WASHINGTON, DC—Two weeks after the hourly federal minimum wage was raised from $5.15 to $5.85, families across the country were still celebrating the historic increase by running their electric fans, buying coveted half-gallons of milk, and, like Charice Williams of Shreveport, LA, purchasing name-brand ketchup to share with loved ones.
"I can't remember the last time I could afford Hunt's," said the 41-year-old mother of six, who for more than a decade has purchased ValuTime ketchup to garnish everything from Hamburger Helper to Tuna Helper. "Another couple dozen wage increases like this, and we'll be practically swimming in Heinz. Or at least my grandchildren will."

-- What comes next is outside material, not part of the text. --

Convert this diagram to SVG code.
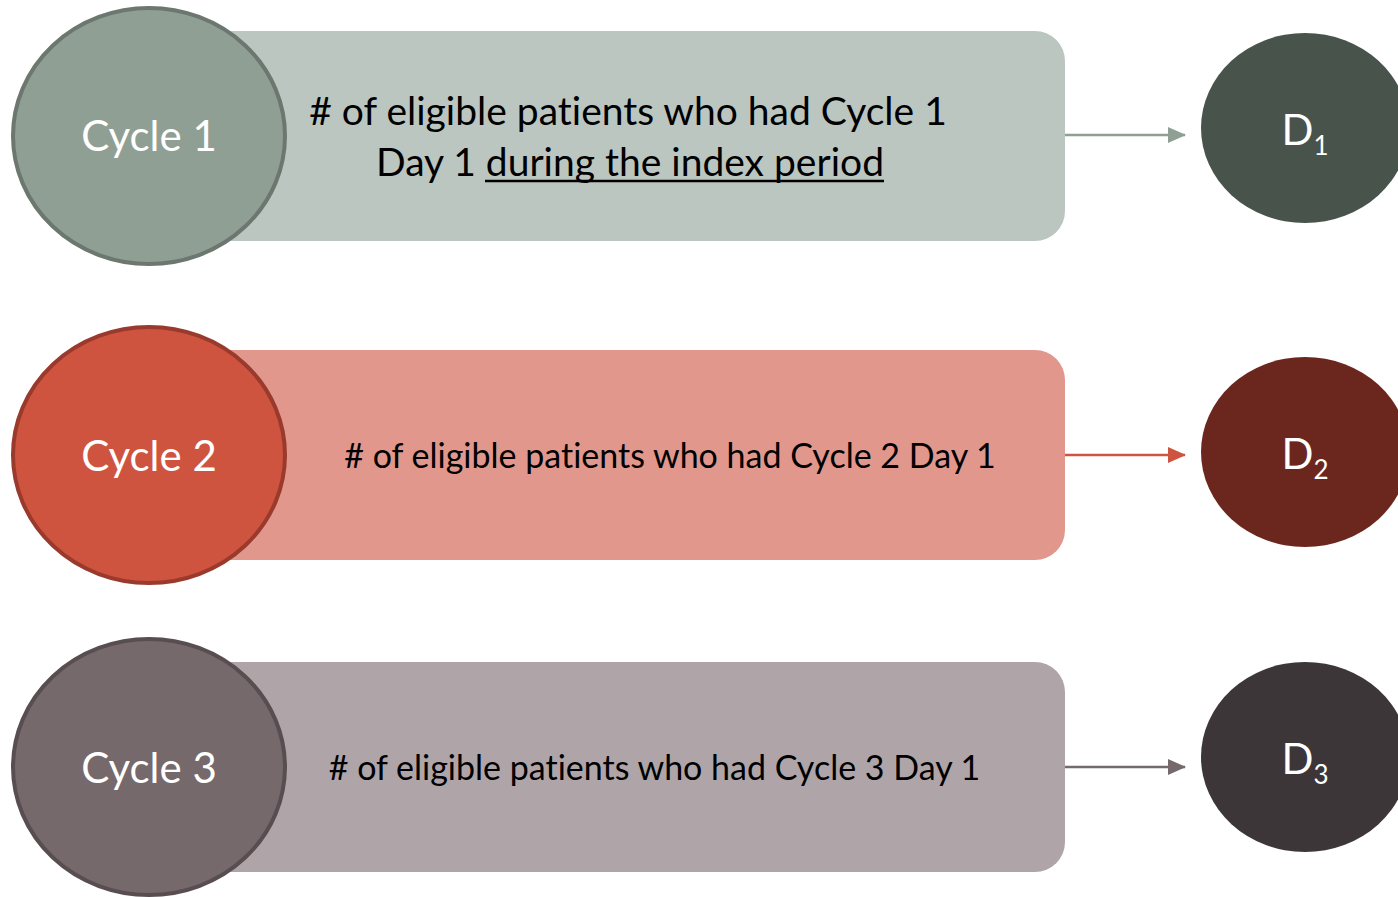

Whether buying national-brand condiments, allowing themselves two additional squares of toilet paper, or paying for a few more minutes of drying time at the laundromat, the estimated 13 million Americans who subsist on minimum wages are getting a taste of the good life. Jaime Santiago of Las Cruces, NM was working a double shift at a 24-hour car wash Tuesday night, but still managed to celebrate by calling home collect during his break—and, for the first time in years, his wife was able to accept the charges.
"I told her I had a surprise for the family when I got home, and I wasn't kidding: chewable vitamins for the kids," said Santiago, 29. "On Sunday, I'm going to surprise them again with a nice bus ride out to Wal-Mart to walk around a little. Then I'm going to pull back for a while. Indulgences like these are all the more special when they're just occasional."
Many minimum-wage earners, like 38-year-old Greg Hubbard, said the increase—the first of its kind since 1997—provides a sense of security at a time when the price of gas, housing, consumer goods, food, utilities, and health insurance premiums are at their highest levels in decades.
"To think that only 10 years ago my salary was jacked up to $5.15 an hour, and now, in 2007, I'm making almost $6 an hour," said Hubbard, who runs the sluicer at the Tyson Foods chicken processing plant in Corydon, IN. "Only in America."
In Utica, NY, hotel maid Ernestine Caldwell has constantly worried about her husband's medical expenses since he was diagnosed with Alzheimer's disease earlier this year and forced to quit his job. But now that she'll be earning nearly $12,000 a year, Caldwell, 62, said she'll be able to pay off 1/64th of his medical expenses and finally start planning for her retirement by investing in higher-yield scratch-ticket games offered by the New York Lottery.
"For years, I've had to play 'Loose Change' or 'Straight 8's' while the $20 'Win for Life Spectacular' game has been out of reach," Caldwell said. "With this added income, though, I'll really be able to take advantage of all 15 ways to win. My husband deserves the best possible care."
Congressional Democrats who pushed for the increase said the additional $28 a week will come as a "godsend" to those living below the poverty line and provide new lines of tax revenue that could perhaps one day help pay off the resurgent federal deficit.
"Today, the nation's working poor are 70 cents closer to the American dream," House Speaker Nancy Pelosi said at a Capitol press conference. "And don't forget the economic stimulus this wage increase will provide— already we hear that discount stores nationwide are selling out their stocks of flip-flops and the stiffer kind of paper plates."
Yet Pelosi urged minimum-wage earners to be cautious in spending their windfall, as a raise of this magnitude only comes "once in a lifetime."